O primeiro tipo de lama, no trajeto, é escorregadio na superfície e cremoso, como alguns queijos. Isso torna a caminhada cansativa, pois a lama suga os pés e leva os tênis menos firmes. Após longos 30 minutos, ou somente 2 km, começam as desistências.
O grupo, de 70 pessoas, inclui pré-adolescentes e idosos, que podem voltar acompanhados de um guia, como Annette Toren, 33, que tem outra profissão, mas usa a atividade para relaxar e se manter em contato com a natureza. Após o trecho inicial, o solo se torna arenoso e duro, permitindo acelerar o passo.
A excursão começa três horas antes de o mar chegar ao nível mais baixo. Com isso, parte do trajeto é percorrido sobre águas rasas (20 cm de profundidade), como numa caminhada à beira da praia. A diferença é que não há terra à vista num horizonte de 360 graus. Nesses trechos, é possível observar algas, caranguejos e pequenos vermes marinhos. Distantes, pássaros sobrevoam a região. Biólogos estudam o ecossistema em casas construídas sobre palafitas, vistas à distância.
Nem todo o mar seca na maré baixa: 20% da área é poupada. A região serve de criadouro para algumas espécies de peixes do mar do Norte, que procuram as águas mais quentes do mar de Wad.
O percurso também inclui cinco "rios" -correntes submarinas que formam canais no fundo do mar. O último rio, a cerca de 800 metros da ilha, é o mais profundo: chega a 1 m.
Os guias contam com rádios para se comunicar com os grupos e celular para falar com bases em terra.

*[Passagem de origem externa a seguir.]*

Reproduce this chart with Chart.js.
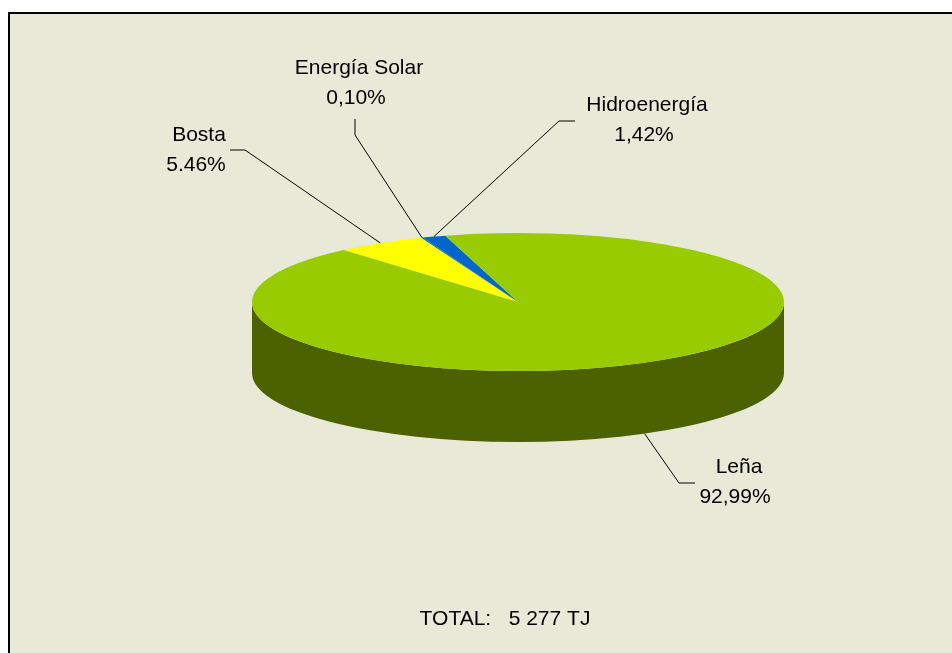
<!DOCTYPE html>
<html>
<head>
<meta charset="utf-8">
<script src="https://cdn.jsdelivr.net/npm/chart.js@4.4.1/dist/chart.umd.min.js"></script>
<style>
  html, body { margin: 0; padding: 0; background: #fff; overflow: hidden; }
  #frame {
    position: absolute; left: 8px; top: 12px; right: 0; bottom: 0;
    border-left: 2px solid #000; border-top: 2px solid #000;
    background: #E8EAD7;
  }
  #pie { position: absolute; left: 0; top: 0; }
</style>
</head>
<body>
<div id="frame"></div>
<canvas id="pie" width="952" height="653"></canvas>
<script>
// data
const categories = ['Bosta', 'Energía Solar', 'Hidroenergía', 'Leña'];
const shares = [5.46, 0.10, 1.42, 92.99];
const shareLabels = ['5.46%', '0,10%', '1,42%', '92,99%'];
const totalText = 'TOTAL:   5 277 TJ';

const topColors = ['#FFFF00', '#0066CC', '#0066CC', '#99CC00'];
const sideColors = ['#999900', '#003D7A', '#003D7A', '#4C6200'];

// look of the tilted pie
const FLAT = 69 / 266;   // vertical squash of the top face
const DEPTH = 71;        // thickness of the side wall, px

// where each label sits and how its leader line bends
const labelLayout = [
    { elbow: [245, 150], end: [230, 150], lines: [[199, 141], [196, 171]] },
    { elbow: [355, 135], end: [355, 119], lines: [[359, 74], [356, 104]] },
    { elbow: [559, 121], end: [575, 121], lines: [[647, 111], [644, 141]] },
    { elbow: [679, 483], end: [695, 483], lines: [[739, 473], [735, 503]] }
];

function arcAnchor(arc, cx, cy, r) {
    const mid = (arc.startAngle + arc.endAngle) / 2;
    const s = Math.sin(mid);
    return [cx + r * Math.cos(mid), cy + r * FLAT * s + (s > 0 ? DEPTH : 0)];
}

const tiltPlugin = {
    id: 'tilt',
    beforeDatasetsDraw(chart) {
        const ctx = chart.ctx;
        const arcs = chart.getDatasetMeta(0).data;
        const cx = arcs[0].x, cy = arcs[0].y, r = arcs[0].outerRadius;
        const ry = r * FLAT;

        // side wall, only the front half shows
        arcs.forEach((arc, i) => {
            [-2 * Math.PI, 0, 2 * Math.PI].forEach(k => {
                const s = Math.max(arc.startAngle, k);
                const e = Math.min(arc.endAngle, k + Math.PI);
                if (s >= e) return;
                ctx.beginPath();
                ctx.ellipse(cx, cy, r, ry, 0, s, e);
                ctx.ellipse(cx, cy + DEPTH, r, ry, 0, e, s, true);
                ctx.closePath();
                ctx.fillStyle = sideColors[i];
                ctx.fill();
            });
        });

        // squash the top face
        ctx.save();
        ctx.translate(cx, cy);
        ctx.scale(1, FLAT);
        ctx.translate(-cx, -cy);
    },
    afterDatasetsDraw(chart) {
        chart.ctx.restore();
    },
    afterDraw(chart) {
        const ctx = chart.ctx;
        const arcs = chart.getDatasetMeta(0).data;
        const cx = arcs[0].x, cy = arcs[0].y, r = arcs[0].outerRadius;

        ctx.save();
        ctx.strokeStyle = '#000';
        ctx.lineWidth = 1;
        arcs.forEach((arc, i) => {
            const p = arcAnchor(arc, cx, cy, r);
            const lay = labelLayout[i];
            ctx.beginPath();
            ctx.moveTo(p[0], p[1]);
            ctx.lineTo(lay.elbow[0], lay.elbow[1]);
            ctx.lineTo(lay.end[0], lay.end[1]);
            ctx.stroke();
        });

        ctx.fillStyle = '#000';
        ctx.font = '21px "Liberation Sans", Arial, sans-serif';
        ctx.textAlign = 'center';
        ctx.textBaseline = 'alphabetic';
        categories.forEach((name, i) => {
            const l = labelLayout[i].lines;
            ctx.fillText(name, l[0][0], l[0][1]);
            ctx.fillText(shareLabels[i], l[1][0], l[1][1]);
        });
        ctx.fillText(totalText, 505, 625);
        ctx.restore();
    }
};

const ctx = document.getElementById('pie').getContext('2d');
new Chart(ctx, {
    type: 'pie',
    data: {
        labels: categories,
        datasets: [{
            data: shares,
            backgroundColor: topColors,
            borderWidth: 0,
            clip: false
        }]
    },
    options: {
        responsive: false,
        animation: false,
        rotation: -41,
        layout: { padding: { left: 252, top: 36, right: 168, bottom: 85 } },
        plugins: {
            legend: { display: false },
            tooltip: { enabled: false }
        }
    },
    plugins: [tiltPlugin]
});
</script>
</body>
</html>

As agências que organizam a atividade sempre recebem informações sobre clima e marés do serviço meteorológico holandês. Toda essa tecnologia difere do tempo em que levavam pombas na caminhada e as liberavam após atravessarem trechos mais difíceis para informar às bases.
Na chegada, o grupo é recepcionado pelos diques. O sul da ilha é protegido pela estrutura, e o norte, por dunas. Ao longe é possível ver o barco que comunica a ilha com o continente e que leva os caminhantes de volta.
Schiermonnikoog, como outros destinos de caminhadas, pertence à Província da Frísia, cuja população é orgulhosa de suas tradições e cultura. O frísio é falado por 300 mil pessoas.
Após curto descanso e troca de roupas sem muita privacidade, o grupo vai de ônibus para o vilarejo de Schiermonnikoog. Lá degusta as tradicionais panquecas locais no restaurante De Sapkûm ("o prato de sopa", em frísio). Mas é preciso caminhar um pouco mais para encontrá-las.